### PROVIDED DATA ###
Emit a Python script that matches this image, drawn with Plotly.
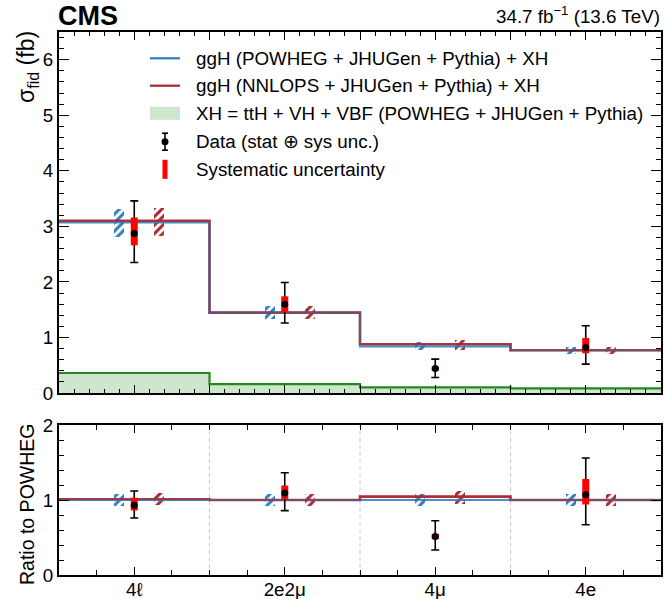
import plotly.graph_objects as go

# ---------------- data ----------------
channels = ["4ℓ", "2e2μ", "4μ", "4e"]
bin_edges = [0, 1, 2, 3, 4]

powheg = [3.07, 1.447, 0.84, 0.77]
nnlops = [3.10, 1.447, 0.877, 0.77]
xh = [0.36, 0.16, 0.10, 0.085]

powheg_lo = [2.81, 1.33, 0.77, 0.70]
powheg_hi = [3.31, 1.57, 0.91, 0.82]
nnlops_lo = [2.82, 1.33, 0.775, 0.70]
nnlops_hi = [3.34, 1.57, 0.955, 0.82]

data = [2.87, 1.60, 0.44, 0.82]
data_err_up = [0.59, 0.39, 0.17, 0.39]
data_err_dn = [0.52, 0.34, 0.16, 0.30]
syst_err_up = [0.29, 0.14, 0.04, 0.17]
syst_err_dn = [0.21, 0.14, 0.04, 0.105]

ratio_powheg = [1.0, 1.0, 1.0, 1.0]
ratio_nnlops = [1.01, 1.0, 1.045, 1.0]
ratio_powheg_lo = [0.92, 0.92, 0.92, 0.92]
ratio_powheg_hi = [1.08, 1.08, 1.08, 1.08]
ratio_nnlops_lo = [0.93, 0.92, 0.95, 0.92]
ratio_nnlops_hi = [1.09, 1.08, 1.12, 1.08]

ratio_data = [0.93, 1.093, 0.513, 1.07]
ratio_err_up = [0.19, 0.27, 0.21, 0.49]
ratio_err_dn = [0.17, 0.235, 0.18, 0.40]
ratio_syst_up = [0.10, 0.10, 0.035, 0.21]
ratio_syst_dn = [0.07, 0.08, 0.035, 0.13]

y_ticks_main = [0, 1, 2, 3, 4, 5, 6]
y_ticks_ratio = [0, 1, 2]

# ---------------- style ----------------
BLUE = "#2f7bbd"
RED = "#a8282e"
GREEN = "#1f8a1f"
GREEN_FILL = "rgba(60,160,60,0.26)"
FONT = "Liberation Sans, Arial, Helvetica, sans-serif"
FS = 18.8

W, H = 664, 599
# plot area in page pixels: x 59..661, y 32..575
ML, MT = 59, 32
MR = W - 661
MB = H - 575
PW, PH = W - ML - MR, H - MT - MB


def px(x):
    return (x - ML) / PW


def py(y):
    return (H - MB - y) / PH


centers = [(bin_edges[i] + bin_edges[i + 1]) / 2 for i in range(len(channels))]
off_blue, off_red, box_w = -0.10, 0.166, 0.066


def step(vals):
    return bin_edges, list(vals) + [vals[-1]]


fig = go.Figure()


def add_panel(xa, ya, blue_vals, red_vals, blo, bhi, rlo, rhi, dvals, eup, edn, sup, sdn, green=None):
    if green is not None:
        sx, sy = step(green)
        fig.add_trace(go.Scatter(x=sx, y=sy, mode="lines", line=dict(color=GREEN, width=2.2, shape="hv"),
                                 fill="tozeroy", fillcolor=GREEN_FILL, xaxis=xa, yaxis=ya, hoverinfo="skip"))
    sx, sy = step(red_vals)
    fig.add_trace(go.Scatter(x=sx, y=sy, mode="lines", line=dict(color=RED, width=2.6, shape="hv"),
                             xaxis=xa, yaxis=ya, opacity=0.9))
    sx, sy = step(blue_vals)
    fig.add_trace(go.Scatter(x=sx, y=sy, mode="lines", line=dict(color=BLUE, width=2.2, shape="hv"),
                             xaxis=xa, yaxis=ya, opacity=0.85))
    sx, sy = step(red_vals)
    fig.add_trace(go.Scatter(x=sx, y=sy, mode="lines", line=dict(color=RED, width=1.6, shape="hv"),
                             xaxis=xa, yaxis=ya, opacity=0.6))
    # hatched theory boxes
    for lo, hi, off, col in [(blo, bhi, off_blue, BLUE), (rlo, rhi, off_red, RED)]:
        fig.add_trace(go.Bar(x=[c + off for c in centers], y=[h - l for h, l in zip(hi, lo)], base=lo,
                             width=box_w, xaxis=xa, yaxis=ya, opacity=1,
                             marker=dict(color="rgba(0,0,0,0)", line=dict(width=0),
                                         pattern=dict(shape="/", fgcolor=col, bgcolor="rgba(0,0,0,0)",
                                                      size=6, solidity=0.5, fgopacity=1))))
    # total uncertainty
    fig.add_trace(go.Scatter(x=centers, y=dvals, mode="markers", marker=dict(size=1, color="black"),
                             error_y=dict(type="data", symmetric=False, array=eup, arrayminus=edn,
                                          color="black", thickness=1.6, width=4),
                             xaxis=xa, yaxis=ya))
    # systematic
    fig.add_trace(go.Scatter(x=centers, y=dvals, mode="markers", marker=dict(size=1, color="rgba(0,0,0,0)"),
                             error_y=dict(type="data", symmetric=False, array=sup, arrayminus=sdn,
                                          color="#ff0000", thickness=7, width=0),
                             xaxis=xa, yaxis=ya))
    fig.add_trace(go.Scatter(x=centers, y=dvals, mode="markers", marker=dict(size=7, color="black"),
                             xaxis=xa, yaxis=ya))


add_panel("x", "y", powheg, nnlops, powheg_lo, powheg_hi, nnlops_lo, nnlops_hi,
          data, data_err_up, data_err_dn, syst_err_up, syst_err_dn, green=xh)
add_panel("x2", "y2", ratio_powheg, ratio_nnlops, ratio_powheg_lo, ratio_powheg_hi,
          ratio_nnlops_lo, ratio_nnlops_hi, ratio_data, ratio_err_up, ratio_err_dn,
          ratio_syst_up, ratio_syst_dn)

main_bottom = py(393)
ratio_top = py(425)

x_tickvals = [i * 0.5 for i in range(9)]

axis_common = dict(showline=True, linecolor="black", linewidth=2, mirror="ticks", ticks="inside",
                   tickcolor="black", tickwidth=1.2, showgrid=False, zeroline=False,
                   tickfont=dict(family=FONT, size=FS, color="black"))

fig.update_layout(
    width=W, height=H, autosize=False,
    margin=dict(l=ML, r=MR, t=MT, b=MB, autoexpand=False),
    paper_bgcolor="white", plot_bgcolor="white",
    showlegend=False, barmode="overlay", bargap=0,
    font=dict(family=FONT, size=FS, color="black"),
    xaxis=dict(domain=[0, 1], range=[0, 4], anchor="y", tickvals=x_tickvals, showticklabels=False,
               ticklen=8, minor=dict(tickmode="linear", tick0=0, dtick=0.1, ticklen=4, ticks="inside",
                                     tickcolor="black"),
               **axis_common),
    yaxis=dict(domain=[main_bottom, 1], range=[0, 6.5], anchor="x", tickvals=y_ticks_main, ticklen=10,
               minor=dict(tickmode="linear", tick0=0, dtick=0.2, ticklen=5, ticks="inside", tickcolor="black"),
               **axis_common),
    xaxis2=dict(domain=[0, 1], range=[0, 4], anchor="y2", tickvals=centers, ticktext=channels,
                ticklen=8, ticklabelstandoff=-4,
                minor=dict(tickmode="linear", tick0=0, dtick=0.25, ticklen=5, ticks="inside",
                           tickcolor="black"),
                **axis_common),
    yaxis2=dict(domain=[0, ratio_top], range=[0, 2], anchor="x2", tickvals=y_ticks_ratio, ticklen=10,
                minor=dict(tickmode="linear", tick0=0, dtick=0.2, ticklen=5, ticks="inside", tickcolor="black"),
                **axis_common),
)

shapes = []
# dashed bin separators in ratio panel
for e in bin_edges[1:-1]:
    shapes.append(dict(type="line", xref="x2", yref="y2 domain", x0=e, x1=e, y0=0, y1=1,
                       line=dict(color="#cccccc", width=1, dash="4px,3px"), layer="below"))

# legend (manual)
leg_y = [58.3, 85.7, 113.3, 141.7, 169.3]
leg_text = ["ggH (POWHEG + JHUGen + Pythia) + XH",
            "ggH (NNLOPS + JHUGen + Pythia) + XH",
            "XH = ttH + VH + VBF (POWHEG + JHUGen + Pythia)",
            "Data (stat ⊕ sys unc.)",
            "Systematic uncertainty"]
shapes.append(dict(type="line", xref="paper", yref="paper", x0=px(150), x1=px(180), y0=py(leg_y[0]), y1=py(leg_y[0]),
                   line=dict(color=BLUE, width=2.2)))
shapes.append(dict(type="line", xref="paper", yref="paper", x0=px(150), x1=px(180), y0=py(leg_y[1]), y1=py(leg_y[1]),
                   line=dict(color=RED, width=2.2)))
shapes.append(dict(type="rect", xref="paper", yref="paper", x0=px(150), x1=px(180), y0=py(leg_y[2] + 6.5),
                   y1=py(leg_y[2] - 6.5), fillcolor=GREEN_FILL, line=dict(width=0)))
# data symbol
shapes.append(dict(type="line", xref="paper", yref="paper", x0=px(165), x1=px(165), y0=py(leg_y[3] + 8.5),
                   y1=py(leg_y[3] - 8.5), line=dict(color="black", width=1.6)))
for dy in (-8.5, 8.5):
    shapes.append(dict(type="line", xref="paper", yref="paper", x0=px(162), x1=px(168), y0=py(leg_y[3] + dy),
                       y1=py(leg_y[3] + dy), line=dict(color="black", width=1.6)))
shapes.append(dict(type="circle", xref="paper", yref="paper", x0=px(161.5), x1=px(168.5), y0=py(leg_y[3] + 3.5),
                   y1=py(leg_y[3] - 3.5), fillcolor="black", line=dict(width=0)))
# syst symbol
shapes.append(dict(type="rect", xref="paper", yref="paper", x0=px(162.5), x1=px(167.5), y0=py(leg_y[4] + 9.5),
                   y1=py(leg_y[4] - 9.5), fillcolor="#ff0000", line=dict(width=0)))

annotations = []
for yv, t in zip(leg_y, leg_text):
    annotations.append(dict(text=t, xref="paper", yref="paper", x=px(194), y=py(yv), xanchor="left",
                            yanchor="middle", showarrow=False, font=dict(family=FONT, size=FS, color="black")))

annotations.append(dict(text="<b>CMS</b>", xref="paper", yref="paper", x=px(56), y=py(16), xanchor="left",
                        yanchor="middle", showarrow=False, font=dict(family=FONT, size=27, color="black")))
annotations.append(dict(text="34.7 fb<sup>−1</sup> (13.6 TeV)", xref="paper", yref="paper", x=px(662), y=py(15),
                        xanchor="right", yanchor="middle", showarrow=False,
                        font=dict(family=FONT, size=FS, color="black")))
annotations.append(dict(text="σ<sub>fid</sub> (fb)", xref="paper", yref="paper", x=px(28), y=py(29),
                        xanchor="center", yanchor="top", textangle=-90, showarrow=False,
                        font=dict(family=FONT, size=23, color="black")))
annotations.append(dict(text="Ratio to POWHEG", xref="paper", yref="paper", x=px(27), y=py(505),
                        xanchor="center", yanchor="middle", textangle=-90, showarrow=False,
                        font=dict(family=FONT, size=19.5, color="black")))

fig.update_layout(shapes=shapes, annotations=annotations)

fig.write_html("out.html", config={"displayModeBar": False},
               post_script="document.body.style.margin='0';document.body.style.overflow='hidden';")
###
#### EXERCISE DIRECTIONS
Exactly reproduce the run of lines from the start of the listing through the line with "syst_err_dn = [0.21, 0.14, 0.04, 0.105]", inclusive; pictures are not copied.

#### EXERCISE SOLUTION
Emit a Python script that matches this image, drawn with Plotly.
import plotly.graph_objects as go

# ---------------- data ----------------
channels = ["4ℓ", "2e2μ", "4μ", "4e"]
bin_edges = [0, 1, 2, 3, 4]

powheg = [3.07, 1.447, 0.84, 0.77]
nnlops = [3.10, 1.447, 0.877, 0.77]
xh = [0.36, 0.16, 0.10, 0.085]

powheg_lo = [2.81, 1.33, 0.77, 0.70]
powheg_hi = [3.31, 1.57, 0.91, 0.82]
nnlops_lo = [2.82, 1.33, 0.775, 0.70]
nnlops_hi = [3.34, 1.57, 0.955, 0.82]

data = [2.87, 1.60, 0.44, 0.82]
data_err_up = [0.59, 0.39, 0.17, 0.39]
data_err_dn = [0.52, 0.34, 0.16, 0.30]
syst_err_up = [0.29, 0.14, 0.04, 0.17]
syst_err_dn = [0.21, 0.14, 0.04, 0.105]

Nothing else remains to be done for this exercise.